Identify the lines that contain the string "matplotlib", then copy each of them.

>>>

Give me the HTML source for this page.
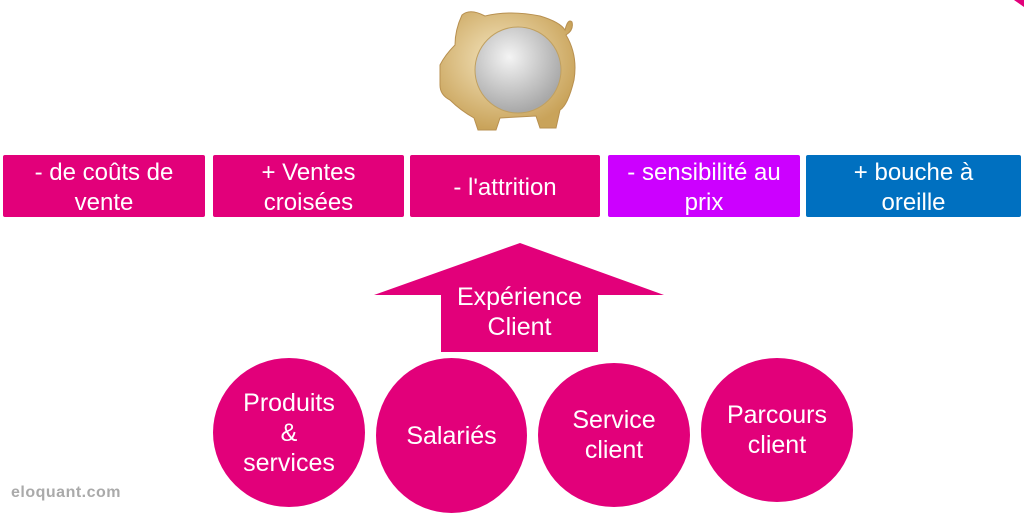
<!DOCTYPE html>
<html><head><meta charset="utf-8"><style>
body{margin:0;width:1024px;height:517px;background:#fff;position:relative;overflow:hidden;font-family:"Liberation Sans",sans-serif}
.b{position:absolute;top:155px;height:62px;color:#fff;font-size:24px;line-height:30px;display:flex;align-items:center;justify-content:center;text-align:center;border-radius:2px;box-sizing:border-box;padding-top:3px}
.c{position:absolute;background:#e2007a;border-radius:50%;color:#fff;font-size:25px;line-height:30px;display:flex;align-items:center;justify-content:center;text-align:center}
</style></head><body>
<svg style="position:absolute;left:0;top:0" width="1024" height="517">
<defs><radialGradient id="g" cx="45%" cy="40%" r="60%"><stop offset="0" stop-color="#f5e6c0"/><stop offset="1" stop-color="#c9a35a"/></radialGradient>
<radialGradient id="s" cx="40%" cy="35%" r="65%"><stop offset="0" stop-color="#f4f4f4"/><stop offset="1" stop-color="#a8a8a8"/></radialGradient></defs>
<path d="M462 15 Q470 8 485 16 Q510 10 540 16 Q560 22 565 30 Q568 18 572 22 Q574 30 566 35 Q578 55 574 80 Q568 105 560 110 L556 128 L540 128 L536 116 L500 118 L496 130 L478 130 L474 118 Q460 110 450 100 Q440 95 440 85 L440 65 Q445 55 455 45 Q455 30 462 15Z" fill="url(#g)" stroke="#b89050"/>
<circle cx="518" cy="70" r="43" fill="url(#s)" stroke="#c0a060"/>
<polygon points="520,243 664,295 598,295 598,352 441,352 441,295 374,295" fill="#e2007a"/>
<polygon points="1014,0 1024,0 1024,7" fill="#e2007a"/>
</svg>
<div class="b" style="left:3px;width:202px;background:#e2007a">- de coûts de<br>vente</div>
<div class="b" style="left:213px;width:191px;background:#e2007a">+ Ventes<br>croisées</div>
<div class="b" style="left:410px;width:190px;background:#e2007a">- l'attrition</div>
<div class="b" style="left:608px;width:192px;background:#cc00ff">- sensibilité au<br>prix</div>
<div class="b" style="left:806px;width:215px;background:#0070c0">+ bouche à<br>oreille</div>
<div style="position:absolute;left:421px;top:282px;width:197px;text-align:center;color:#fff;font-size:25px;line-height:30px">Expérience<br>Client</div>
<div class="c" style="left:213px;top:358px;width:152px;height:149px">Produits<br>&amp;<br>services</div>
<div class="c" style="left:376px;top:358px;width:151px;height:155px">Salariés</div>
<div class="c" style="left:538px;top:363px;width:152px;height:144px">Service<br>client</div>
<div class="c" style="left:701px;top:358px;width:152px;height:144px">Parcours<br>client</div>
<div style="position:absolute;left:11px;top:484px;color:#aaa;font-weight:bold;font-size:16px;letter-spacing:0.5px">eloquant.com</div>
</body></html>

<<<
>>>

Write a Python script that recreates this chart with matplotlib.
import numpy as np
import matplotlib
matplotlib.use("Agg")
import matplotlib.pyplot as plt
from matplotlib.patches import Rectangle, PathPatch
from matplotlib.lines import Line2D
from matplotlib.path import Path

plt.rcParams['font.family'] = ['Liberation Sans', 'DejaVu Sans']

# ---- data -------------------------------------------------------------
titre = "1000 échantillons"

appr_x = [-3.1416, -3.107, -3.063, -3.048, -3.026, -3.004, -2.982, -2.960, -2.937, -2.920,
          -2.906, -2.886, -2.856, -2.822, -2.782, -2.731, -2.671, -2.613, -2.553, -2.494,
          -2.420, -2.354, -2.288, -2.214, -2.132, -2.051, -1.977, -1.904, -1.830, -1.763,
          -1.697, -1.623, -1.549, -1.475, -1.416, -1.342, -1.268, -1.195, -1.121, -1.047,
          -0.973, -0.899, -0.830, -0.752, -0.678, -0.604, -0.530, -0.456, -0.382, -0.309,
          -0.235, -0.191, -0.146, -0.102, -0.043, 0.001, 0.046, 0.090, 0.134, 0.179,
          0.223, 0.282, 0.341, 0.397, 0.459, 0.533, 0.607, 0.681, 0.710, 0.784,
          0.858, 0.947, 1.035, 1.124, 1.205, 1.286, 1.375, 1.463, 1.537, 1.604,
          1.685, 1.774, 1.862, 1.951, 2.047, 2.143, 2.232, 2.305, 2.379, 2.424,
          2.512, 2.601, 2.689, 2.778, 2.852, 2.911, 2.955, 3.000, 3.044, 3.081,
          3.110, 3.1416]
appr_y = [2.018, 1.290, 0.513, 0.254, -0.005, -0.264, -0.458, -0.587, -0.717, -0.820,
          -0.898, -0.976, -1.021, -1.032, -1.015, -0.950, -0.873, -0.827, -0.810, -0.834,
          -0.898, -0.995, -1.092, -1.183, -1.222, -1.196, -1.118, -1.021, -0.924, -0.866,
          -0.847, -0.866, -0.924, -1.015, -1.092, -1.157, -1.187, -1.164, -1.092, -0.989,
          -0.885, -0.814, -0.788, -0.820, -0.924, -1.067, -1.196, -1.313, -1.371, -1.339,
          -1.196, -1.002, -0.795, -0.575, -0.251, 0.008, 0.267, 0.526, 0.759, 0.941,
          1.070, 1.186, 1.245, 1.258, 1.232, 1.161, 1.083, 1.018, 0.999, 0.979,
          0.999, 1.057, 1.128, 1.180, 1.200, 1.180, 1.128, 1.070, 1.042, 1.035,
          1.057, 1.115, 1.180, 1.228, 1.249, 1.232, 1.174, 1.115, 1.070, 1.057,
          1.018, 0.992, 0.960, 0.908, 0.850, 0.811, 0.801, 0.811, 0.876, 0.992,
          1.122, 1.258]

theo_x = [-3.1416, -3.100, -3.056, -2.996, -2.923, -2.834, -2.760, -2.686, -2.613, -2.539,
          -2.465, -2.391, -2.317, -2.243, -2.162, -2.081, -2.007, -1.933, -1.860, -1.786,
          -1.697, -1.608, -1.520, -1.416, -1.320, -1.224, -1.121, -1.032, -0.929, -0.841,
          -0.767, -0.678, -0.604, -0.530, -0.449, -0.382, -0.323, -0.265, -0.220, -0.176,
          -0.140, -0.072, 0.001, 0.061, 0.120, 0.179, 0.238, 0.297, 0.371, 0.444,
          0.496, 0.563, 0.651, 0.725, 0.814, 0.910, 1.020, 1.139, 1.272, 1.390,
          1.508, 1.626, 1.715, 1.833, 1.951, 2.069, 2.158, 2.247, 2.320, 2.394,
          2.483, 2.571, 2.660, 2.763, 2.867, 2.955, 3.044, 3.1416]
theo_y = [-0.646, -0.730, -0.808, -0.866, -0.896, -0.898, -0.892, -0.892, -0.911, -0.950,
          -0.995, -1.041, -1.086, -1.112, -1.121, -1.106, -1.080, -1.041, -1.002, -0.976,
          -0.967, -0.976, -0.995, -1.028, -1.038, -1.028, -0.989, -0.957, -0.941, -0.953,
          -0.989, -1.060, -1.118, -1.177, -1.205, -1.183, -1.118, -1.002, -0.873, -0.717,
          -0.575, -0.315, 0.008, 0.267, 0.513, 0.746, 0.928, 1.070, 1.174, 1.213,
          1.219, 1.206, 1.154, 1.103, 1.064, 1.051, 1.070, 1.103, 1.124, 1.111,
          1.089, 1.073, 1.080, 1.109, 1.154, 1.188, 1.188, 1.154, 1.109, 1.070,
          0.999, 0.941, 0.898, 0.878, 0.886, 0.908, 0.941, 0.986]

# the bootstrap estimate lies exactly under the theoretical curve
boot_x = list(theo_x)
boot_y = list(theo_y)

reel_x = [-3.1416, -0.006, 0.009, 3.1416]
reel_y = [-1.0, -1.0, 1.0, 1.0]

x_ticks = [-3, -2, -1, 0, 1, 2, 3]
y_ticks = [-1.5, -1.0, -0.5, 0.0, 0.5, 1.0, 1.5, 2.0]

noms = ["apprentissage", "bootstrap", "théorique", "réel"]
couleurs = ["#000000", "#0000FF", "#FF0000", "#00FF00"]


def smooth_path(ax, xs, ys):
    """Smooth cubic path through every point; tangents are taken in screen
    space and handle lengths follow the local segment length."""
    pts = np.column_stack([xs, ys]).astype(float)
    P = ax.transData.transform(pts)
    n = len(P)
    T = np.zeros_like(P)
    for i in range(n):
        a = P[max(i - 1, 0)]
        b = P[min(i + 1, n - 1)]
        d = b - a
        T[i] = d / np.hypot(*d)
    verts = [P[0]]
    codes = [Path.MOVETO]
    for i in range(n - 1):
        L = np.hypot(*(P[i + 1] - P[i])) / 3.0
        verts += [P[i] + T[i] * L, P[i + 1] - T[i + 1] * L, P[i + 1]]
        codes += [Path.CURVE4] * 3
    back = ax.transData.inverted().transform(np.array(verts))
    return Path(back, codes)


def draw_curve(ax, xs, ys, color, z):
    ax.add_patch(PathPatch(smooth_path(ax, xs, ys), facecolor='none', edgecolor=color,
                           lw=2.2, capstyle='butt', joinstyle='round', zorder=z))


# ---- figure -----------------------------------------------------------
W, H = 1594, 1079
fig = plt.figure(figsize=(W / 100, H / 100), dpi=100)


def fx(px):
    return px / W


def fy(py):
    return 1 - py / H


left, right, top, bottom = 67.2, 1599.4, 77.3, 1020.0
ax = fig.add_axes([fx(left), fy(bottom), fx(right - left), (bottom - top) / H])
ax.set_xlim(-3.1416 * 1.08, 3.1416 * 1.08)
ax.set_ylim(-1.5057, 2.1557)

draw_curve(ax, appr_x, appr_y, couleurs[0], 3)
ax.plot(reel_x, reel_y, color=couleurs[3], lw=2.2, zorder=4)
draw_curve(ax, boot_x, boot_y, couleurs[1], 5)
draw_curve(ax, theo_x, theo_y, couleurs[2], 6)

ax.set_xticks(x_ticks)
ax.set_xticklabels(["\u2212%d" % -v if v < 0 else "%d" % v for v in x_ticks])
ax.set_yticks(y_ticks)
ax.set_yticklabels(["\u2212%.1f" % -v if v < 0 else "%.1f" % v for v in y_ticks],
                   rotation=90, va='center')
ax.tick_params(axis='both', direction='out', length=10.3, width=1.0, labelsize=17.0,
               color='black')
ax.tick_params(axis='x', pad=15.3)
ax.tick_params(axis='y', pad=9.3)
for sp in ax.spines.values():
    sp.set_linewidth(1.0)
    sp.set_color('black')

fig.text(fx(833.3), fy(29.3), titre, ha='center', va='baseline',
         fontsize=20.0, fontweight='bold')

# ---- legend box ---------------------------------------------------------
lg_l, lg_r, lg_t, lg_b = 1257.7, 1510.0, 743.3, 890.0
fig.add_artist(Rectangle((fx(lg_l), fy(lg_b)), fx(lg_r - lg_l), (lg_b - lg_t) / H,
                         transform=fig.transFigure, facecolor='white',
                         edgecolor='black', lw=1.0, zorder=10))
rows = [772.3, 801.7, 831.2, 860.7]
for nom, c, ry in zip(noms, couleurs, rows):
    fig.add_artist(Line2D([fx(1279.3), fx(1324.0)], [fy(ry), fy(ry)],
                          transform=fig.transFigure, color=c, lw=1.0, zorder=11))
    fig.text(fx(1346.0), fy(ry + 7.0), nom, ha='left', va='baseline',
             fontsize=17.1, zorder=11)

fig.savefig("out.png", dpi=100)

<<<

### [SOLUTION TO THIS PROBLEM]
Write a Python script that recreates this chart with matplotlib.
import matplotlib
matplotlib.use("Agg")
import matplotlib.pyplot as plt
from matplotlib.patches import Rectangle, PathPatch
from matplotlib.lines import Line2D
from matplotlib.path import Path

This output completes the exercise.